That insight has proved prophetic. Not only does the 13-year-old Roswell resident have a small role in the movie “42” about baseball trailblazer Jackie Robinson’s life, many critics are favorably mentioning his performance and saying the scene is one of the best in the film.
Robinson was the first black player in Major League Baseball. When he joined the Brooklyn Dodgers in 1947, he broke the color barrier, and at the time many fans weren’t ready to accept that.
“Henry’s character is in the stands with his father at a Cincinnati Reds game and begins yelling racial slurs at Jackie when he sees his father and other fans doing the same,” said his mother, Jennifer Friedman. “It is a powerful scene that demonstrates how hatred and bigotry are learned behaviors.”
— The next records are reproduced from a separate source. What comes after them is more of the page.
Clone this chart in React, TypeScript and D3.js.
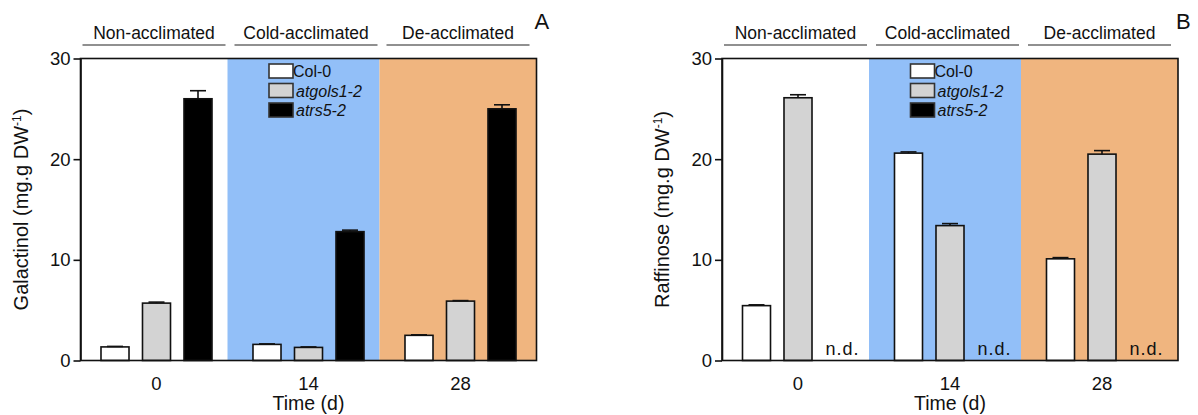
import { useEffect, useRef } from "react";
import * as d3 from "d3";

// time points (days) and the phase of each one
const days = ["0", "14", "28"];
const phases = ["Non-acclimated", "Cold-acclimated", "De-acclimated"];
const phaseColors = ["#ffffff", "#92bff8", "#f0b57f"];
const genotypes = ["Col-0", "atgols1-2", "atrs5-2"];
const barColors = ["#ffffff", "#d3d3d3", "#000000"];
const yTicks = [0, 10, 20, 30];

// galactinol (mg.g DW-1)
const galCol0 = [1.35, 1.6, 2.5];
const galGols = [5.7, 1.3, 5.9];
const galRs5 = [26.0, 12.8, 25.0];
const galCol0Err = [0.05, 0.05, 0.05];
const galGolsErr = [0.1, 0.05, 0.05];
const galRs5Err = [0.8, 0.15, 0.4];

// raffinose (mg.g DW-1), null = not detected
const rafCol0 = [5.45, 20.6, 10.1];
const rafGols = [26.1, 13.4, 20.5];
const rafRs5 = [null, null, null];
const rafCol0Err = [0.08, 0.12, 0.12];
const rafGolsErr = [0.3, 0.2, 0.35];
const rafRs5Err = [0, 0, 0];

const FONT = "'Liberation Sans', Arial, sans-serif";

const drawPanel = (svg, opts) => {
  const { left, letter, title, values, errors } = opts;
  const plotW = 456;
  const top = 58.5;
  const bottom = 360.5;
  const shift = -5;

  const g = svg.append("g").attr("font-family", FONT);
  const y = d3.scaleLinear().domain([0, 30]).range([bottom, top]);
  const x = d3.scaleBand().domain(days).range([left, left + plotW]);
  const xs = d3
    .scaleBand()
    .domain(genotypes)
    .range([-62.25, 62.25])
    .paddingInner(0.325)
    .paddingOuter(0.1625);

  // phase shading
  g.append("g")
    .selectAll("rect")
    .data(days)
    .join("rect")
    .attr("x", (d, i) => Math.max(left, x(d) + (i ? shift : 0)))
    .attr("y", top)
    .attr("width", (d, i) =>
      i === 0 ? x.bandwidth() + shift : i === 2 ? x.bandwidth() - shift : x.bandwidth()
    )
    .attr("height", bottom - top)
    .attr("fill", (d, i) => phaseColors[i]);

  // phase labels above the plot
  const lab = g.append("g");
  days.forEach((d, i) => {
    const x0 = x(d) + 2;
    const x1 = x(d) + x.bandwidth() - 7;
    lab
      .append("line")
      .attr("x1", x0)
      .attr("x2", x1)
      .attr("y1", 45)
      .attr("y2", 45)
      .attr("stroke", "#222")
      .attr("stroke-width", 1.2);
    lab
      .append("text")
      .attr("x", (x0 + x1) / 2)
      .attr("y", 39)
      .attr("text-anchor", "middle")
      .attr("font-size", 17.5)
      .attr("fill", "#111")
      .text(phases[i]);
  });

  // bars
  const rows = [];
  genotypes.forEach((gt, si) => {
    days.forEach((d, di) => {
      rows.push({
        day: d,
        gt,
        si,
        v: values[si][di],
        e: errors[si][di],
      });
    });
  });
  const bx = (r) => x(r.day) + x.bandwidth() / 2 + xs(r.gt);

  const present = rows.filter((r) => r.v != null);
  g.append("g")
    .selectAll("rect")
    .data(present)
    .join("rect")
    .attr("x", bx)
    .attr("y", (r) => y(r.v))
    .attr("width", xs.bandwidth())
    .attr("height", (r) => bottom - y(r.v))
    .attr("fill", (r) => barColors[r.si])
    .attr("stroke", "#111")
    .attr("stroke-width", 1.6);

  // error bars (upper only)
  const eb = g
    .append("g")
    .attr("stroke", "#111")
    .attr("stroke-width", 1.6)
    .selectAll("g")
    .data(present)
    .join("g");
  eb.append("line")
    .attr("x1", (r) => bx(r) + xs.bandwidth() / 2)
    .attr("x2", (r) => bx(r) + xs.bandwidth() / 2)
    .attr("y1", (r) => y(r.v))
    .attr("y2", (r) => y(r.v + r.e));
  eb.append("line")
    .attr("x1", (r) => bx(r) + xs.bandwidth() / 2 - 8)
    .attr("x2", (r) => bx(r) + xs.bandwidth() / 2 + 8)
    .attr("y1", (r) => y(r.v + r.e))
    .attr("y2", (r) => y(r.v + r.e));

  // n.d. marks
  g.append("g")
    .selectAll("text")
    .data(rows.filter((r) => r.v == null))
    .join("text")
    .attr("x", (r) => bx(r) + xs.bandwidth() / 2 + 3)
    .attr("y", 355)
    .attr("text-anchor", "middle")
    .attr("font-size", 18)
    .attr("letter-spacing", 1)
    .attr("fill", "#111")
    .text("n.d.");

  // frame
  g.append("rect")
    .attr("x", left)
    .attr("y", top)
    .attr("width", plotW)
    .attr("height", bottom - top)
    .attr("fill", "none")
    .attr("stroke", "#111")
    .attr("stroke-width", 1.6);

  // y axis
  const ya = g
    .append("g")
    .attr("transform", `translate(${left},0)`)
    .call(d3.axisLeft(y).tickValues(yTicks).tickSize(7).tickSizeOuter(0).tickPadding(3));
  ya.select(".domain").attr("stroke", "#111").attr("stroke-width", 1.6);
  ya.selectAll(".tick line").attr("stroke", "#111").attr("stroke-width", 1.6);
  ya.selectAll(".tick text")
    .attr("font-family", FONT)
    .attr("font-size", 18.5)
    .attr("fill", "#111");

  // x labels
  g.append("g")
    .selectAll("text")
    .data(days)
    .join("text")
    .attr("x", (d) => x(d) + x.bandwidth() / 2)
    .attr("y", 390)
    .attr("text-anchor", "middle")
    .attr("font-size", 18.5)
    .attr("fill", "#111")
    .text((d) => d);

  g.append("text")
    .attr("x", x(days[1]) + x.bandwidth() / 2)
    .attr("y", 410)
    .attr("text-anchor", "middle")
    .attr("font-size", 19.5)
    .attr("fill", "#111")
    .text("Time (d)");

  // y title
  const yt = g
    .append("text")
    .attr("transform", `translate(${left - 53},${(top + bottom) / 2}) rotate(-90)`)
    .attr("text-anchor", "middle")
    .attr("font-size", 20)
    .attr("fill", "#111");
  yt.append("tspan").text(`${title} (mg.g DW`);
  yt.append("tspan").attr("baseline-shift", "super").attr("font-size", 12).text("-1");
  yt.append("tspan").text(")");

  // legend
  const lg = g.append("g").attr("transform", `translate(${left + 188.5},64)`);
  genotypes.forEach((gt, i) => {
    const row = lg.append("g").attr("transform", `translate(0,${i * 19.5})`);
    row
      .append("rect")
      .attr("width", 24)
      .attr("height", 14)
      .attr("fill", barColors[i])
      .attr("stroke", "#333")
      .attr("stroke-width", 1.6);
    row
      .append("text")
      .attr("x", i === 0 ? 24 : 27)
      .attr("y", 13)
      .attr("font-size", 16)
      .attr("font-style", i === 0 ? "normal" : "italic")
      .attr("fill", "#111")
      .text(gt);
  });

  // panel letter
  g.append("text")
    .attr("x", left + plotW - 2)
    .attr("y", 29)
    .attr("font-size", 22)
    .attr("fill", "#111")
    .text(letter);
};

const App = () => {
  const ref = useRef(null);

  useEffect(() => {
    const svg = d3.select(ref.current);
    svg.selectAll("*").remove();
    drawPanel(svg, {
      left: 80.5,
      letter: "A",
      title: "Galactinol",
      values: [galCol0, galGols, galRs5],
      errors: [galCol0Err, galGolsErr, galRs5Err],
    });
    drawPanel(svg, {
      left: 722,
      letter: "B",
      title: "Raffinose",
      values: [rafCol0, rafGols, rafRs5],
      errors: [rafCol0Err, rafGolsErr, rafRs5Err],
    });
  }, []);

  return (
    <svg
      ref={ref}
      width={1198}
      height={415}
      style={{ position: "absolute", left: 0, top: 0, background: "#fff" }}
    />
  );
};

export default App;
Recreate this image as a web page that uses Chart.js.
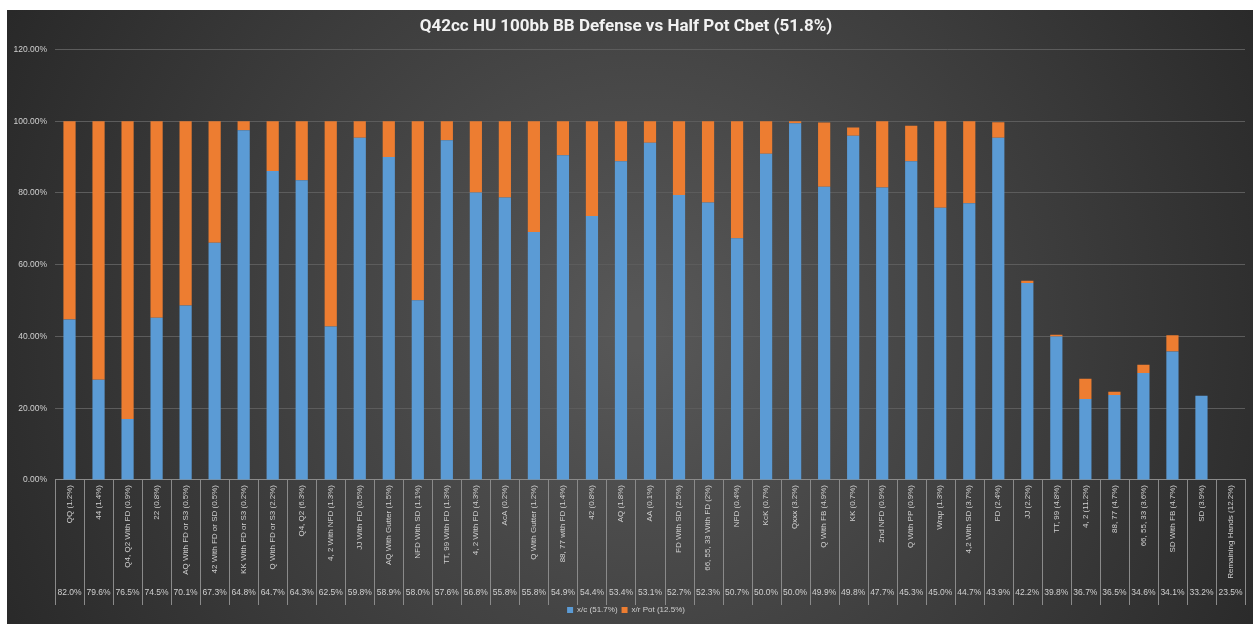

When he was filming the scene, Henry said he had to remind himself that he was just acting.
The actor portraying Robinson, Chadwick Boseman, asked his mother if it was hard for her son to yell the racial slurs that were in the script.
“He wanted to meet me so that he could tell me he understood I didn’t mean those terrible words. He was so nice and made me feel a lot better since I was yelling those words at him while he was on the field,” Henry said.
In the scene, Henry’s face shows emotions torn between loving his father and a beginning of an understanding of the racism going on around him. Published reviews mention this pivotal scene and indicate Henry’s performance perfectly captures the moment.
Ben Friedman, father to Henry and his brother Charlie, 10, is a singer/songwriter who plays in a band called Cigar Store Indians. He writes songs for television shows and also writes jingles. Additionally, he is a voice over talent and is currently working on the show Cafe Racer which is on Discovery Velocity.
Jennifer Friedman is a painter whose work can be seen at art festivals and a few metro Atlanta galleries, including Galerie Matilda on Canton Street.
When they received the script for the role and Henry saw that he would be required to make racial slurs, he was nervous about the audition, Jennifer Friedman said.
“Ben and I explained to him what an important movie it was and how his character would help make kids his age understand what Jackie Robinson faced as the first African American baseball player in the major leagues.
“It was very difficult to hear him yell those words while he was auditioning and shooting the scene and I cringed every time he said them.”
A seventh grader at Crabapple Middle School, Henry said he didn’t know very much about Jackie Robinson before the audition.
“I didn’t prepare very much for the role except to rehearse my lines. It was really cool when the director, Brian Helgeland, visited my trailer before I shot my scene and he gave me some pointers on how to play my character. He told me what to expect on the set and explained the context of the scene,” Henry said.
The first time Henry ever performed in public was playing maracas with his dad’s band at age 3.
“He happily played along with the band without any inhibitions or shyness. We could tell he was very comfortable on stage performing in front of a crowd,” his mom said.
He took classes and workshops at Red Door Playhouse in Roswell “and it was obvious that he had a natural talent for acting,” his mother said.